Lawmakers Seek To Ban "Poor Doors" & Other Forms Of Housing Discrimination
May 18, 2014, 1 p.m.
Two city councilmembers are drafting a bill that would prevent developers from making gyms and other amenities for market-rate tenants only.

The lobby at Stonehenge Village on West 96th
Developers earn tax credits for allotting space in their buildings for low-income tenants (the process is a major prong in de Blasio's $42 million housing plan) but that doesn't mean these tenants have the same rights as the ones paying market rate. "Poor doors" and new-tenants-only gyms are legal tools for these owners to bully and segregate the renters who are keeping them from maximizing profit, but that may change soon. The Times reports that two city council members are drafting a bill that would outlaw this kind of economic discrimination.
“The city has just begun to wake up and see that if we don’t act, this is going to be an increasing problem,” Upper West Side councilmember Mark Levine says. Levine, along with Corey Johnson, are seeking to widen the city's anti-discrimination code to protect rent regulated tenants.
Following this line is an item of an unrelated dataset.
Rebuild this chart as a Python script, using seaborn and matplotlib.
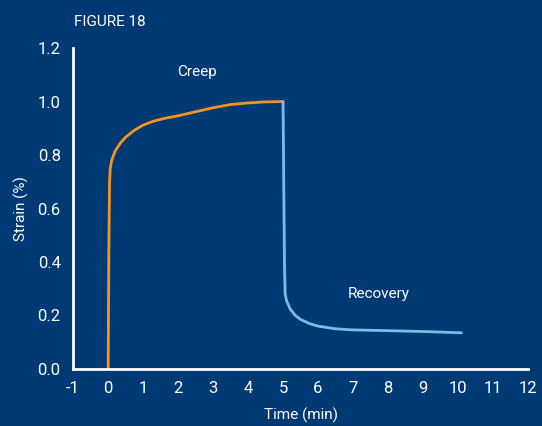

Sarah Denby, a tenant at 230 Riverside Drive, who lives in a rent-controlled one-bedroom with her husband, a resident of 60 years, says her building's gym is off-limits.
It’s ridiculous to have a gym here that I can’t use. At one point I got so mad: I can store the bike in the bike room but I can’t have a key. I have to return it right away or the doormen freak out. They absolutely flip out. They just besiege me.
And just who are these people who are unworthy of sharing the common spaces in their own homes?
Rent-regulated tenants are likely to be elderly or minorities, particularly in Manhattan, according to data provided by the New York University Furman Center for Real Estate and Urban Policy. In 2011, 73.4 percent of market-rate renters in Manhattan were white and nearly 77 percent of market-rate owners were white. By comparison, only 47 percent of rent-regulated tenants in Manhattan were white. While fewer than 5 percent of market-rate tenants are seniors, nearly 20 percent of rent-regulated tenants are age 65 or older.
Jean Green Dorsey, who has lived in her two-bedroom, rent-stabilized apartment in Stonehenge Village since 1972, is the president of the tenants association in her building on West 96th Street, and has noted that only 40% of the tenants are allowed to use their in-house gym: “Nobody makes me a second-class citizen in my own home. I had thought that by the time I got to be classified as fragile elderly that I would not have to fight this fight.”